In July, the transportation equipment sector of manufacturing lost 9,000 jobs, reflecting in part the worker buyouts at General Motors Corp. Computer and electronics makers shed 8,000 jobs, and textile mills laid off 2,000 workers last month. The 8,000 jobs added in machinery in July and the 4,000 created in chemicals weren't enough to offset the losses elsewhere in manufacturing.
Overall, the non-farm U.S. economy, of which manufacturing is an element, added 113,000 jobs in July, well below the 145,000 that economists generally had anticipated. July's job-creation rate was also below the 150,000 monthly average needed to keep up with population growth. The national unemployment rate rose to 4.8% in July from 4.6% in June.
Manufacturers and other business firms appear to be cautious -- or at least selective -- in their hiring as the economy slows from the heady pace of this year's first quarter. In the first quarter, the economy grew at an inflation-adjusted annual rate of 5.6 %; in the second quarter, growth slowed to an annual rate of 2.5%, according to the U.S. Commerce Department's initial estimate.

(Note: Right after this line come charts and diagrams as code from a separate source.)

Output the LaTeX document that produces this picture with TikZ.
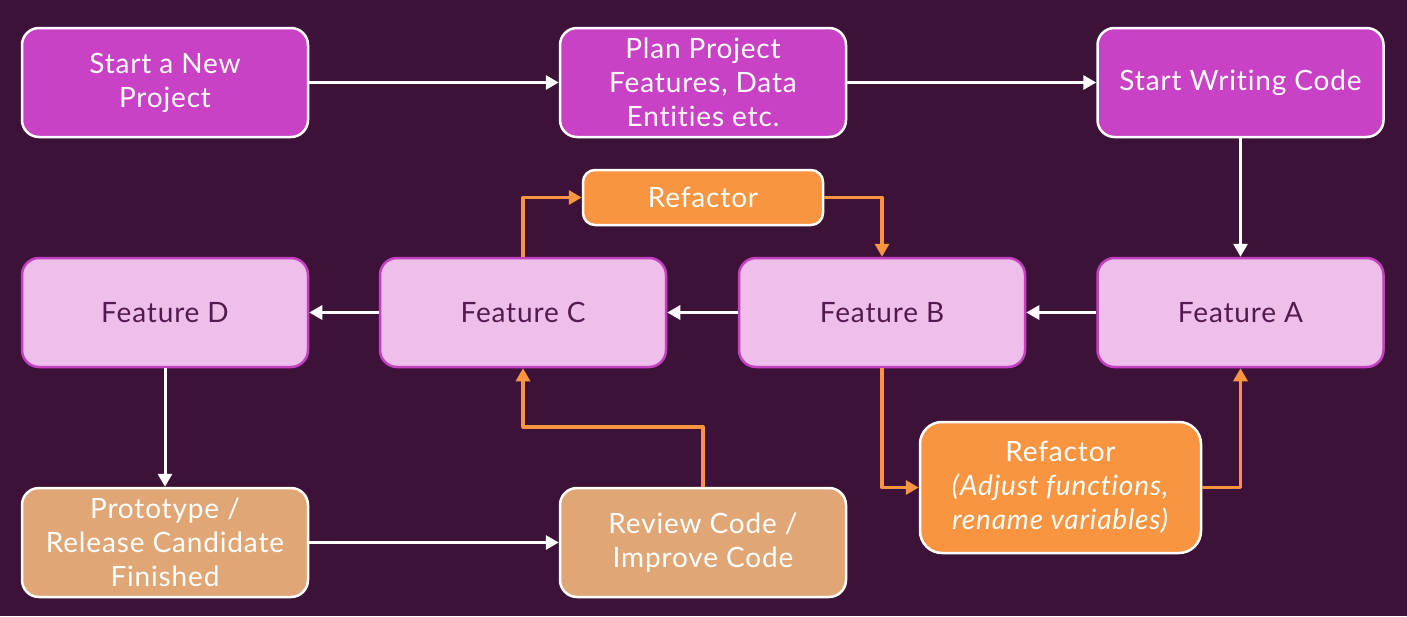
\documentclass[tikz,border=0pt]{standalone}
\usepackage{fontspec}
\setmainfont{Lato}[Ligatures=NoCommon, LetterSpace=3]
\usetikzlibrary{arrows.meta}
\definecolor{bgpurple}{HTML}{3D1239}
\definecolor{magentabox}{HTML}{C941C5}
\definecolor{pinkbox}{HTML}{EDBFEA}
\definecolor{pinkline}{HTML}{C53FC1}
\definecolor{darktext}{HTML}{521A4E}
\definecolor{orangebox}{HTML}{F99441}
\definecolor{tanbox}{HTML}{E0A676}
\begin{document}
\begin{tikzpicture}[x=1pt, y=-1pt, line join=round,
    box/.style={rounded corners=17pt, line width=2.5pt, minimum width=286pt, minimum height=109pt,
        align=center, inner sep=0pt, font=\fontsize{28}{34}\selectfont},
    planbox/.style={box, draw=white, fill=magentabox, text=white},
    featbox/.style={box, draw=pinkline, fill=pinkbox, text=darktext},
    donebox/.style={box, draw=white, fill=tanbox, text=white},
    refbox/.style={box, draw=white, fill=orangebox, text=white},
    flow/.style={draw=white, line width=3pt, -{Triangle[length=13pt, width=14pt]}},
    loop/.style={draw=orangebox, line width=3.5pt, -{Triangle[length=13pt, width=14pt]}}]
    \useasboundingbox[fill=bgpurple] (0,0) rectangle (1407,616);
    % top row
    \node[planbox] (start) at (165,82.5) {Start a New\\Project};
    \node[planbox] (plan) at (703,82.5) {Plan Project\\Features, Data\\Entities etc.};
    \node[planbox] (write) at (1240.5,82.5) {Start Writing Code};
    % features
    \node[featbox] (featA) at (1240.5,312.5) {Feature A};
    \node[featbox] (featB) at (882,312.5) {Feature B};
    \node[featbox] (featC) at (523,312.5) {Feature C};
    \node[featbox] (featD) at (165,312.5) {Feature D};
    % refactoring
    \node[refbox, minimum width=240pt, minimum height=55pt, rounded corners=12pt] (reftop) at (703,197.5) {Refactor};
    \node[refbox, minimum width=281pt, minimum height=131pt, rounded corners=22pt] (refbot) at (1060.5,487.5)
        {Refactor\\\textit{(Adjust functions,}\\\textit{rename variables)}};
    % bottom row
    \node[donebox] (proto) at (165,542.5) {Prototype /\\Release Candidate\\Finished};
    \node[donebox] (review) at (703,542.5) {Review Code /\\Improve Code};
    % main flow
    \draw[flow] (start) -- (plan);
    \draw[flow] (plan) -- (write);
    \draw[flow] (write) -- (featA);
    \foreach \from/\to in {featA/featB, featB/featC, featC/featD}
        \draw[flow] (\from) -- (\to);
    \draw[flow] (featD) -- (proto);
    \draw[flow] (proto) -- (review);
    % refactor loops
    \draw[loop] (featC.north) |- (reftop.west);
    \draw[loop] (reftop.east) -| (featB.north);
    \draw[loop] (featB.south) |- (refbot.west);
    \draw[loop] (refbot.east) -| (featA.south);
    \draw[loop] (review.north) -- ++(0,-60) -| (featC.south);
\end{tikzpicture}
\end{document}
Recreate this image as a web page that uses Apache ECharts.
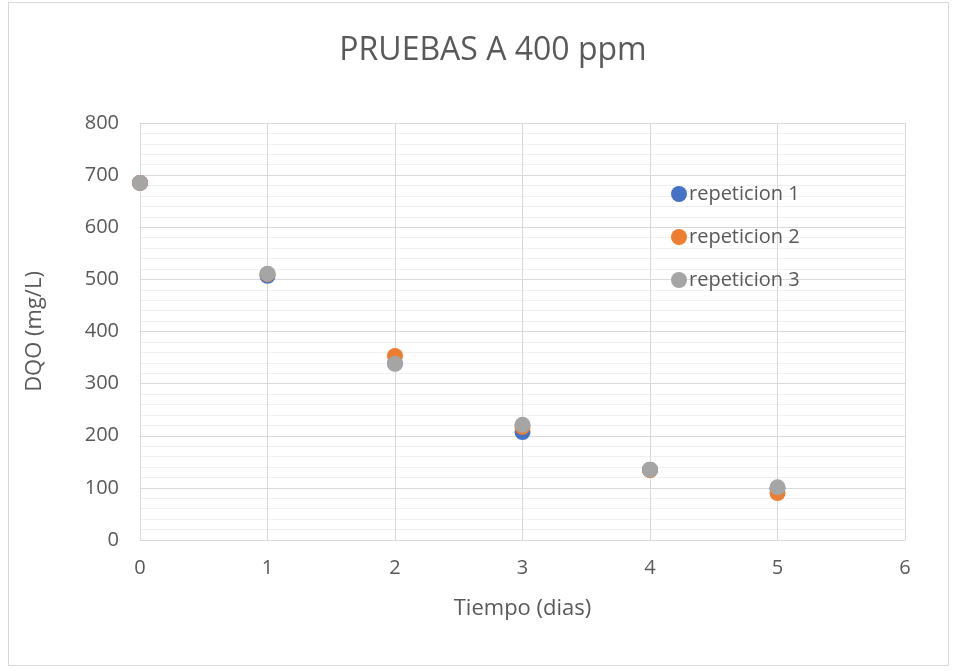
<!DOCTYPE html>
<html>
<head>
<meta charset="utf-8">
<script src="https://cdn.jsdelivr.net/npm/echarts@6/dist/echarts.min.js"></script>
<style>
  html, body { margin: 0; padding: 0; background: #fff; }
  #main { width: 956px; height: 671px; }
  #frame { position: absolute; left: 8px; top: 2px; width: 939px; height: 662px; border: 1px solid #d9d9d9; pointer-events: none; }
</style>
</head>
<body>
<div id="main"></div>
<div id="frame"></div>
<script>
// Days of the test
const dias = [0, 1, 2, 3, 4, 5];
// DQO (mg/L) for each repetition
const repeticion1 = [685, 507, 339, 207, 135, 99];
const repeticion2 = [685, 510, 353, 217, 134, 90];
const repeticion3 = [685, 511, 338, 221, 135, 101];
const xTicks = [0, 1, 2, 3, 4, 5, 6];
const yTicks = [0, 100, 200, 300, 400, 500, 600, 700, 800];

const fontFam = "'Open Sans', 'Liberation Sans', sans-serif";
const txt = "#595959";

let myChart = echarts.init(document.getElementById("main"));

const toPairs = (vals) => dias.map((d, i) => [d, vals[i]]);
const names = ["repeticion 1", "repeticion 2", "repeticion 3"];
const colors = ["#4472C4", "#ED7D31", "#A5A5A5"];
const seriesData = [repeticion1, repeticion2, repeticion3];

let options = {
  animation: false,
  textStyle: { fontFamily: fontFam },
  title: {
    text: "PRUEBAS A 400 ppm",
    left: 488,
    textAlign: "center",
    top: 30,
    textStyle: { fontFamily: fontFam, fontSize: 32, fontWeight: "normal", color: txt },
  },
  legend: {
    orient: "vertical",
    left: 666,
    top: 179,
    itemGap: 23,
    itemWidth: 16,
    itemHeight: 16,
    icon: "circle",
    textStyle: { fontFamily: fontFam, fontSize: 20, color: txt, padding: [0, 0, 0, -3] },
    data: names,
  },
  grid: { left: 140, right: 51, top: 123, bottom: 131 },
  xAxis: {
    type: "value",
    min: xTicks[0],
    max: xTicks[xTicks.length - 1],
    interval: 1,
    name: "Tiempo (dias)",
    nameLocation: "middle",
    nameGap: 58,
    nameTextStyle: { fontFamily: fontFam, fontSize: 22, color: txt },
    axisLine: { show: true, lineStyle: { color: "#d9d9d9" } },
    axisTick: { show: false },
    axisLabel: { fontFamily: fontFam, fontSize: 20, color: txt, margin: 18 },
    splitLine: { show: true, lineStyle: { color: "#d9d9d9", width: 1 } },
  },
  yAxis: {
    type: "value",
    min: yTicks[0],
    max: yTicks[yTicks.length - 1],
    interval: 100,
    name: "DQO (mg/L)",
    nameLocation: "middle",
    nameGap: 94,
    nameTextStyle: { fontFamily: fontFam, fontSize: 22, color: txt },
    axisLine: { show: true, lineStyle: { color: "#d9d9d9" } },
    axisTick: { show: false },
    axisLabel: { fontFamily: fontFam, fontSize: 20, color: txt, margin: 21 },
    splitLine: { show: true, lineStyle: { color: "#d9d9d9", width: 1 } },
    minorTick: { show: false, splitNumber: 5 },
    minorSplitLine: { show: true, lineStyle: { color: "#f0f0f0", width: 1 } },
  },
  series: names.map((n, i) => ({
    name: n,
    type: "scatter",
    symbol: "circle",
    symbolSize: 16,
    itemStyle: { color: colors[i], opacity: 1 },
    data: toPairs(seriesData[i]),
  })),
};
myChart.setOption(options);
</script>
</body>
</html>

July's employment numbers will figure in August 8's Federal Open Market Committee decision on whether or not to again increase the influential federal funds target rate, now at 5.25%. The committee has raised the rate a quarter-point 17 times since June 2004. On Tuesday, the committee must decide whether inflation or slower-growth with higher unemployment is the greater threat to the economy.